I hope and pray that some day Roe v. Wade is overturned.  But I believe that we as a Christian community must work more energetically to show that being Pro-Life means more than picketing and praying.  At the very least, it means making sacrifices to help women and families with children.  It means getting more involved in the messy lives of those around us.  If we can address some of the reasons so many women feel that abortion is their best or only option, maybe we can go a long way towards accomplishing what we can never accomplish merely by overturning a Supreme Court decision.

 

From Eugenics to Genocide (A Short Walk)

Last week I wrote about the practice of eugenics in modern American obstetrics:  induced abortion performed because prenatal testing shows a potential chromosomal abnormality or birth defect.  This past week, the BBC News Online ran a series of stories under the headline “India’s unwanted girls.”  These stories tell of the practice in India of induced abortion performed because prenatal testing shows a particular unwanted chromosomal “abnormality”:  the presence of the XX chromosome pair, i.e., aborting a baby simply because she is female.  Because of long-standing prejudices and practices, in many parts of Indian society a female child is considered undesirable.  There is widespread availability of prenatal ultrasound clinics for sex determination, and so many parents  avail themselves of  these clinics’ services to guide abortion decisions that in some areas of India there are less than 840 female children for every 1000 male children.  Some Indian activists use the word “genocide” to describe this selective killing of girls.  Lest anyone suspect that Indian families thought up this novel use of medical technology on their own, the following quote from the story provides chilling evidence to the contrary:  “In 1974, Delhi’s prestigious All India Institute of Medical Sciences came out with a study which said sex-determination tests were a boon for Indian women.  It said they no longer needed to produce endless children to have the right number of sons, and it encouraged the determination and elimination of female foetuses as an effective tool of population control.”
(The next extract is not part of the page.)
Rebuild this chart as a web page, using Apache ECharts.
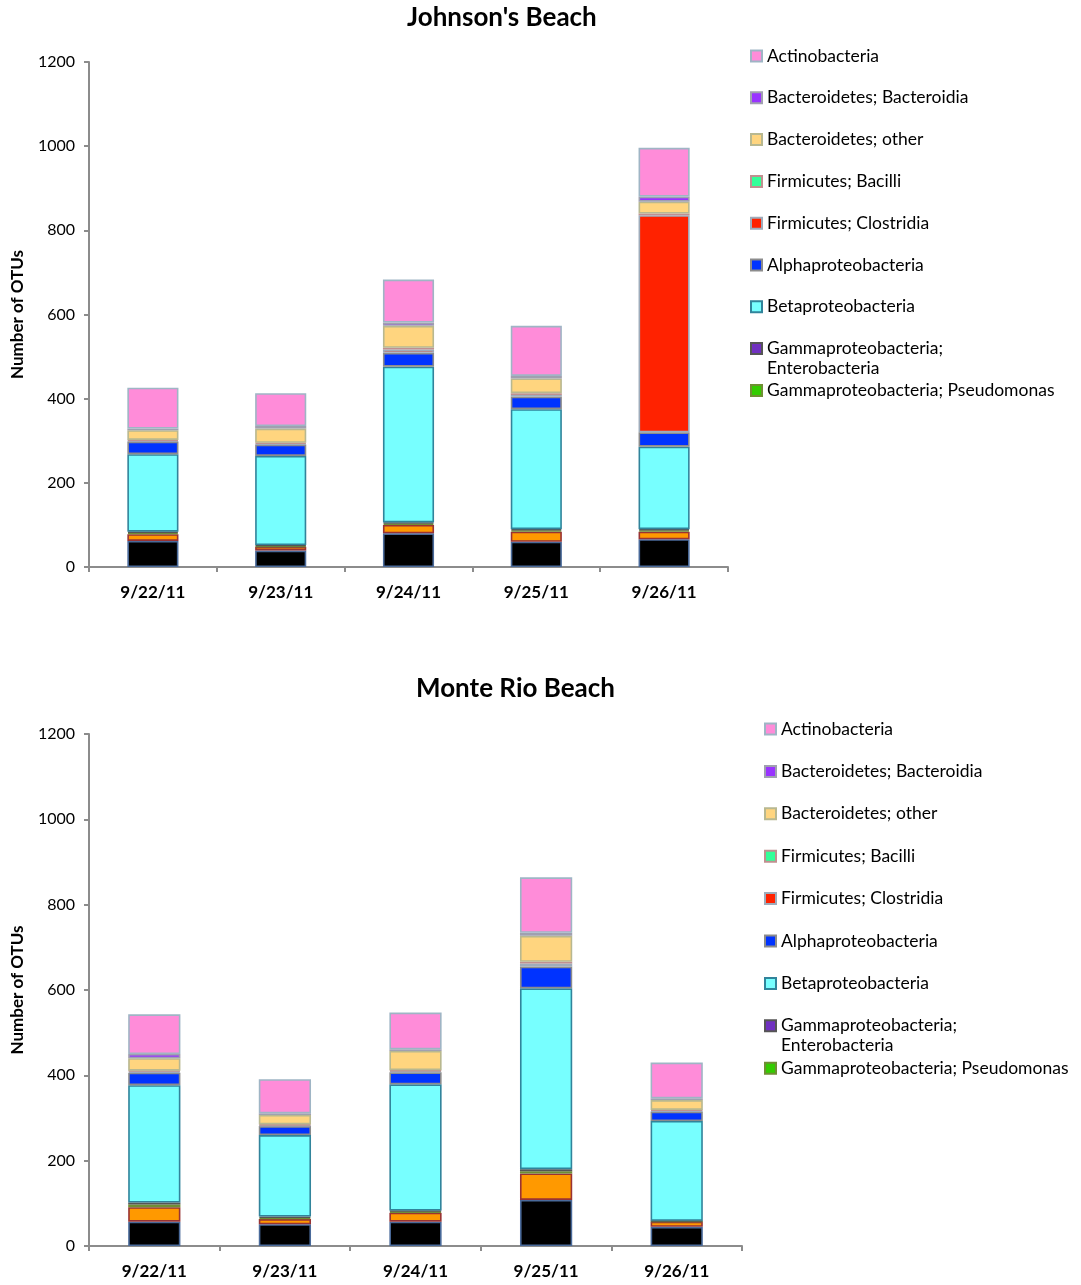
<!DOCTYPE html>
<html>
<head>
<meta charset="utf-8">
<script src="https://cdn.jsdelivr.net/npm/echarts@6/dist/echarts.min.js"></script>
<style>
  html, body { margin: 0; padding: 0; background: #fff; }
  #chart { width: 1081px; height: 1285px; }
</style>
</head>
<body>
<div id="chart"></div>
<script>
const dates = ['9/22/11', '9/23/11', '9/24/11', '9/25/11', '9/26/11'];

// stack order, bottom to top
const taxa = [
  'Other', 'Unclassified',
  'Gammaproteobacteria; Pseudomonas', 'Gammaproteobacteria; Enterobacteria',
  'Betaproteobacteria', 'Alphaproteobacteria',
  'Firmicutes; Clostridia', 'Firmicutes; Bacilli',
  'Bacteroidetes; other', 'Bacteroidetes; Bacteroidia', 'Actinobacteria'
];
const fills   = ['#000000', '#ff9900', '#33cc00', '#7030c0', '#77ffff', '#0033ff', '#ff2200', '#33ff99', '#ffd57f', '#9933ff', '#ff8cd9'];
const borders = ['#4a6a9a', '#993333', '#6f8f33', '#555555', '#31849b', '#8c8c8c', '#9eacbb', '#c09090', '#b8b890', '#a0a0b0', '#9fb5c5'];

// Johnson's Beach
const jbOther        = [62, 39, 80, 60, 66];
const jbUnclassified = [16, 9, 20, 24, 18];
const jbPseudomonas  = [3, 2, 3, 3, 3];
const jbEntero       = [3, 2, 3, 3, 3];
const jbBeta         = [184, 212, 370, 285, 196];
const jbAlpha        = [30, 27, 33, 30, 34];
const jbClostridia   = [2, 2, 8, 4, 516];
const jbBacilli      = [2, 2, 4, 4, 4];
const jbBactOther    = [23, 34, 52, 35, 28];
const jbBacteroidia  = [4, 6, 8, 6, 12];
const jbActino       = [97, 78, 102, 119, 116];

// Monte Rio Beach
const mrOther        = [57, 51, 57, 108, 45];
const mrUnclassified = [34, 12, 21, 62, 12];
const mrPseudomonas  = [6, 3, 3, 5, 1];
const mrEntero       = [5, 3, 2, 5, 1];
const mrBeta         = [275, 191, 296, 424, 234];
const mrAlpha        = [29, 21, 28, 51, 22];
const mrClostridia   = [3, 2, 3, 7, 2];
const mrBacilli      = [2, 2, 2, 4, 2];
const mrBactOther    = [29, 22, 45, 61, 23];
const mrBacteroidia  = [10, 4, 4, 7, 4];
const mrActino       = [93, 80, 86, 130, 84];

const jbData = [jbOther, jbUnclassified, jbPseudomonas, jbEntero, jbBeta, jbAlpha, jbClostridia, jbBacilli, jbBactOther, jbBacteroidia, jbActino];
const mrData = [mrOther, mrUnclassified, mrPseudomonas, mrEntero, mrBeta, mrAlpha, mrClostridia, mrBacilli, mrBactOther, mrBacteroidia, mrActino];

const FONT = 'Lato';
const myChart = echarts.init(document.getElementById('chart'));

function xAxisFor(i) {
  return {
    type: 'category', gridIndex: i, data: dates,
    axisLine: { lineStyle: { color: '#8c8c8c', width: 2 } },
    axisTick: { show: true, length: 5, lineStyle: { color: '#8c8c8c', width: 2 } },
    axisLabel: { color: '#000', fontFamily: FONT, fontWeight: 'bold', fontSize: 17, margin: 17 }
  };
}
function yAxisFor(i) {
  return {
    type: 'value', gridIndex: i, min: 0, max: 1200, interval: 200,
    name: 'Number of OTUs', nameLocation: 'middle', nameGap: 63,
    nameTextStyle: { color: '#000', fontFamily: FONT, fontWeight: 'bold', fontSize: 17 },
    axisLine: { show: true, lineStyle: { color: '#8c8c8c', width: 2 } },
    axisTick: { show: true, length: 5, lineStyle: { color: '#8c8c8c', width: 2 } },
    splitLine: { show: false },
    axisLabel: { color: '#000', fontFamily: FONT, fontSize: 16, margin: 14, formatter: function (v) { return String(v); } }
  };
}

const series = [];
[jbData, mrData].forEach(function (beach, g) {
  beach.forEach(function (vals, k) {
    series.push({
      name: taxa[k], type: 'bar', stack: 'beach' + g,
      xAxisIndex: g, yAxisIndex: g, barWidth: '40%',
      itemStyle: { color: fills[k], borderColor: borders[k], borderWidth: 1.6 },
      emphasis: { disabled: true },
      data: vals
    });
  });
});

const legendNames = taxa.slice(2).reverse(); // Actinobacteria ... Pseudomonas
function legendFor(left, top, gap) {
  const base = {
    orient: 'vertical', left: left, icon: 'rect', itemWidth: 11, itemHeight: 11,
    itemGap: gap, padding: 0, selectedMode: false,
    textStyle: { color: '#000', fontFamily: FONT, fontSize: 17.5, lineHeight: 20 },
    formatter: function (n) {
      // leading blank line keeps the first line level with the icon
      return n === 'Gammaproteobacteria; Enterobacteria' ? '\nGammaproteobacteria;\nEnterobacteria' : n;
    }
  };
  return [
    Object.assign({}, base, { top: top, data: legendNames.slice(0, 7) }),
    Object.assign({}, base, { top: top + 7 * (20 + gap) - 20, data: [legendNames[7]] }),
    Object.assign({}, base, { top: top + 8 * (20 + gap), data: [legendNames[8]] })
  ];
}

const option = {
  animation: false,
  textStyle: { fontFamily: FONT },
  graphic: [
    { type: 'text', left: 407, top: 5, style: { text: "Johnson's Beach", font: 'bold 26px ' + FONT, fill: '#000' } },
    { type: 'text', left: 416, top: 676, style: { text: 'Monte Rio Beach', font: 'bold 26px ' + FONT, fill: '#000' } }
  ],
  grid: [
    { left: 89, top: 62, width: 639, height: 505, outerBoundsMode: 'none' },
    { left: 89, top: 734, width: 653, height: 512, outerBoundsMode: 'none' }
  ],
  xAxis: [xAxisFor(0), xAxisFor(1)],
  yAxis: [yAxisFor(0), yAxisFor(1)],
  legend: legendFor(750, 46, 21.8).concat(legendFor(764, 719, 22.4)),
  series: series
};
option && myChart.setOption(option);
</script>
</body>
</html>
Three observations:  First, given the rationalizations for the unfettered right to abortion that pro-choice advocates have promulgated in this country, they would be have to be mute in the face of sex-selective abortion.  They cannot say that it is wrong to abort girls, because if it is wrong to abort girls, then it is wrong to abort boys.  If they admit that it is wrong to distinguish — and extinguish — foetuses on the basis of an arbitrary criterion such as gender, then they would have to admit that it is wrong to do so on the basis of any arbitrary criterion — such as the presence of a disability.

Second, the term “genocide” used by certain Indian activists seems extreme, but it may not be such a long walk from eugenics to genocide.  The justification used to commit foeticide on the basis of gender can be employed to commit foeticide, say, on the basis of  a genetic predisposition to obesity (A 1993 March of Dimes poll found that 11% of parents said they would abort a  fetus whose genome was predisposed to obesity), and is not far from the justification used to commit murder on the basis of whether one belongs to the Hutu or Tutsi tribe.

Third, this tragic story shows yet again what happens when medicine abandons its Hippocratic ethos of commitment to the patient and instead uses its considerable power to pursue goals such as “population control,” social stability — or eugenics.